# ShapleySobolKNN

We now demonstrate how to use `ShapleySobolKNN` for estimating Shapley Sobol' indices (Owen, 2014; Song et al., 2016) from scattered data. If you have not installed `pyfirst`, please uncomment and run `%pip install pyfirst` below before proceeding. 

In [10]:
# %pip install pyfirst

## Imports

In [11]:
import numpy as np
from pyfirst import ShapleySobolKNN

## Simulate Data

We simulate clean data from the Ishigami function 

$$
    y = f(X) = \sin(X_{1}) + 7\sin^2(X_{2}) + 0.1X_{3}^{4}\sin(X_{1}),
$$

where the input $X$ are independent features uniformly distributed on $[-\pi,\pi]^{3}$.

In [12]:
def ishigami(x):
    x = -np.pi + 2 * np.pi * x
    y = np.sin(x[0]) + 7 * np.sin(x[1])**2 + 0.1 * x[2]**4 * np.sin(x[0])
    return y

np.random.seed(43)
n = 10000
p = 3
X = np.random.uniform(size=(n,p))
y = np.apply_along_axis(ishigami, 1, X)

## Run ShapleySobolKNN

In [13]:
ShapleySobolKNN(X, y, noise=False)

array([0.42633062, 0.44285617, 0.1308132 ])

## Speeding Up ShapleySobolKNN

The speed-up tricks available for `TotalSobolKNN` are also available for `ShapleySobolKNN`. Please check the speed-up tricks in the `TotalSobolKNN` page for more details. 

## Noisy Data

We now look at the estimation performance on the noisy data $y = f(X) + \epsilon$ where $\epsilon\sim\mathcal{N}(0,1)$ is the random error. For noisy data, `ShapleySobolKNN` implements the Noise-Adjusted Nearest-Neighbor estimator in Huang and Joseph (2025), which corrects the bias by the Nearest-Neighbor estimator from Broto et al. (2020) when applied on noisy data.

In [14]:
np.random.seed(43)
n = 10000
p = 3
X = np.random.uniform(size=(n,p))
y = np.apply_along_axis(ishigami, 1, X) + np.random.normal(size=n)

ShapleySobolKNN(X, y, noise=True)

array([0.43060419, 0.4407395 , 0.12865631])

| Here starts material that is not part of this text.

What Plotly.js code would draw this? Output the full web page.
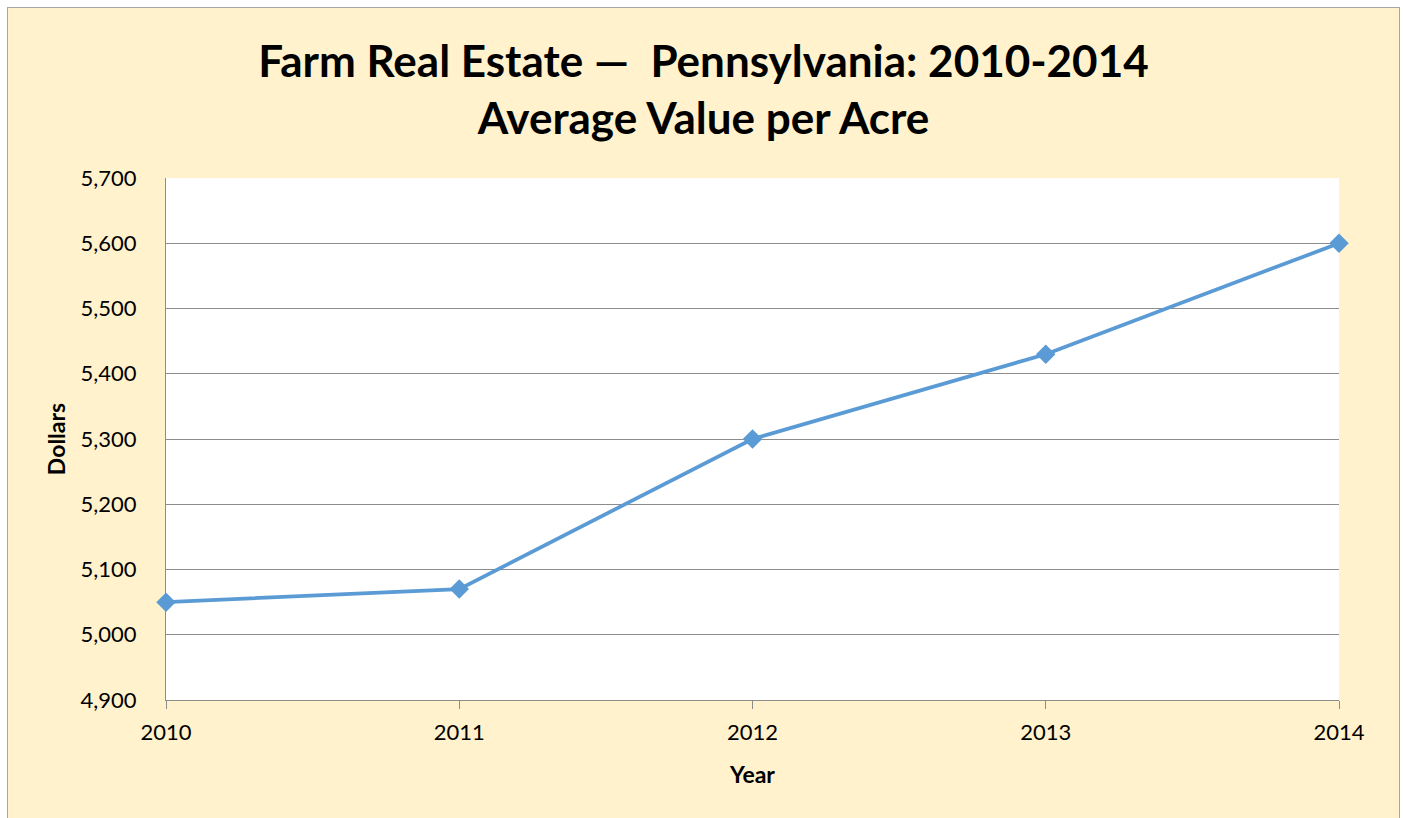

For more details about `ShapleySobolKNN`, please Huang and Joseph (2025).

## References

Huang, C., & Joseph, V. R. (2025). Factor Importance Ranking and Selection using Total Indices. Technometrics.

Owen, A. B. (2014), “Sobol’indices and Shapley value,” SIAM/ASA Journal on Uncertainty Quantification, 2, 245–251.

Song, E., Nelson, B. L., & Staum, J. (2016), “Shapley effects for global sensitivity analysis: Theory and computation,” SIAM/ASA Journal on Uncertainty Quantification, 4, 1060-1083.
    
Broto, B., Bachoc, F., & Depecker, M. (2020). Variance reduction for estimation of Shapley effects and adaptation to unknown input distribution. SIAM/ASA Journal on Uncertainty Quantification, 8(2), 693-716.

Douze, M., Guzhva, A., Deng, C., Johnson, J., Szilvasy, G., Mazaré, P.E., Lomeli, M., Hosseini, L., & Jégou, H., (2024). The Faiss library. arXiv preprint arXiv:2401.08281.
    
Vakayil, A., & Joseph, V. R. (2022). Data twinning. Statistical Analysis and Data Mining: The ASA Data Science Journal, 15(5), 598-610.